◆ **Material**
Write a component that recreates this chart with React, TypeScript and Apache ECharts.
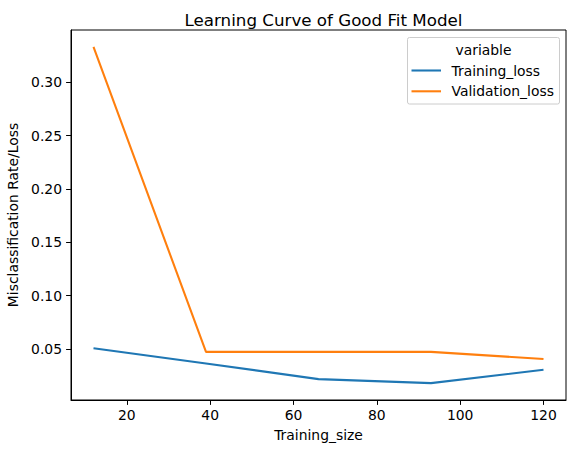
import React, { useEffect, useRef } from "react";
import * as echarts from "echarts";

const trainingSize = [12, 39, 66, 93, 120];
const trainingLoss = [0.0506, 0.0364, 0.0217, 0.0179, 0.0305];
const validationLoss = [0.3333, 0.0472, 0.0472, 0.0472, 0.0406];
const xTicks = [20, 40, 60, 80, 100, 120];
const yTicks = [0.05, 0.1, 0.15, 0.2, 0.25, 0.3];
const seriesNames = ["Training_loss", "Validation_loss"];
const colors = ["#1f77b4", "#ff7f0e"];

const FONT = "DejaVu Sans";
const FS = 13.9;

export default function App() {
  const ref = useRef<HTMLDivElement>(null);
  useEffect(() => {
    const chart = echarts.init(ref.current!, null, { renderer: "svg" });
    const toPairs = (ys: number[]) => trainingSize.map((x, i) => [x, ys[i]]);
    const legendX = 407.5;
    const legendY = 37.5;
    chart.setOption({
      animation: false,
      backgroundColor: "#ffffff",
      textStyle: { fontFamily: FONT },
      title: {
        text: "Learning Curve of Good Fit Model",
        left: 318.5,
        top: 6,
        textAlign: "center",
        textStyle: { fontFamily: FONT, fontSize: 16.7, fontWeight: "normal", color: "#000" },
      },
      grid: {
        left: 71,
        right: 10,
        top: 30,
        bottom: 53,
        show: true,
        borderColor: "#000",
        borderWidth: 1,
        containLabel: false,
        outerBoundsMode: "none",
      },
      xAxis: {
        type: "value",
        min: 6.6,
        max: 125.4,
        name: "Training_size",
        nameLocation: "middle",
        nameGap: 28,
        nameTextStyle: { fontFamily: FONT, fontSize: FS, color: "#000" },
        axisLine: { show: true, lineStyle: { color: "#000", width: 1 } },
        axisTick: { show: true, length: 4.9, lineStyle: { color: "#000" }, customValues: xTicks },
        axisLabel: { fontFamily: FONT, fontSize: FS, color: "#000", margin: 8, customValues: xTicks },
        splitLine: { show: false },
      },
      yAxis: {
        type: "value",
        min: 0.0021,
        max: 0.3491,
        name: "Misclassification Rate/Loss",
        nameLocation: "middle",
        nameGap: 44,
        nameTextStyle: { fontFamily: FONT, fontSize: FS, color: "#000" },
        axisLine: { show: true, lineStyle: { color: "#000", width: 1 } },
        axisTick: { show: true, length: 4.9, lineStyle: { color: "#000" }, customValues: yTicks },
        axisLabel: {
          fontFamily: FONT,
          fontSize: FS,
          color: "#000",
          margin: 9,
          customValues: yTicks,
          formatter: (v: number) => v.toFixed(2),
        },
        splitLine: { show: false },
      },
      series: [
        {
          name: seriesNames[0],
          type: "line",
          data: toPairs(trainingLoss),
          showSymbol: false,
          lineStyle: { color: colors[0], width: 2.08 },
          itemStyle: { color: colors[0] },
        },
        {
          name: seriesNames[1],
          type: "line",
          data: toPairs(validationLoss),
          showSymbol: false,
          lineStyle: { color: colors[1], width: 2.08 },
          itemStyle: { color: colors[1] },
        },
      ],
      graphic: [
        {
          type: "rect",
          shape: { x: legendX, y: legendY, width: 152, height: 66.5, r: 2 },
          style: { fill: "rgba(255,255,255,0.8)", stroke: "#cccccc", lineWidth: 1 },
          z: 100,
        },
        {
          type: "text",
          x: legendX + 76,
          y: legendY + 12,
          style: {
            text: "variable",
            fontFamily: FONT,
            fontSize: FS,
            fill: "#000",
            align: "center",
            verticalAlign: "middle",
          },
          z: 101,
        },
        ...seriesNames.flatMap((name, i) => [
          {
            type: "line",
            shape: { x1: legendX + 4, y1: legendY + 33 + i * 20.8, x2: legendX + 33.5, y2: legendY + 33 + i * 20.8 },
            style: { stroke: colors[i], lineWidth: 2.08 },
            z: 101,
          },
          {
            type: "text",
            x: legendX + 44,
            y: legendY + 33 + i * 20.8,
            style: {
              text: name,
              fontFamily: FONT,
              fontSize: FS,
              fill: "#000",
              align: "left",
              verticalAlign: "middle",
            },
            z: 101,
          },
        ]),
      ],
    });
    return () => chart.dispose();
  }, []);
  return <div ref={ref} style={{ width: 576, height: 453, position: "absolute", left: 0, top: 0 }} />;
}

◆ **Requirements**
Copy out each line of the data containing the string "React".

◆ **Task answer**
Write a component that recreates this chart with React, TypeScript and Apache ECharts.
import React, { useEffect, useRef } from "react";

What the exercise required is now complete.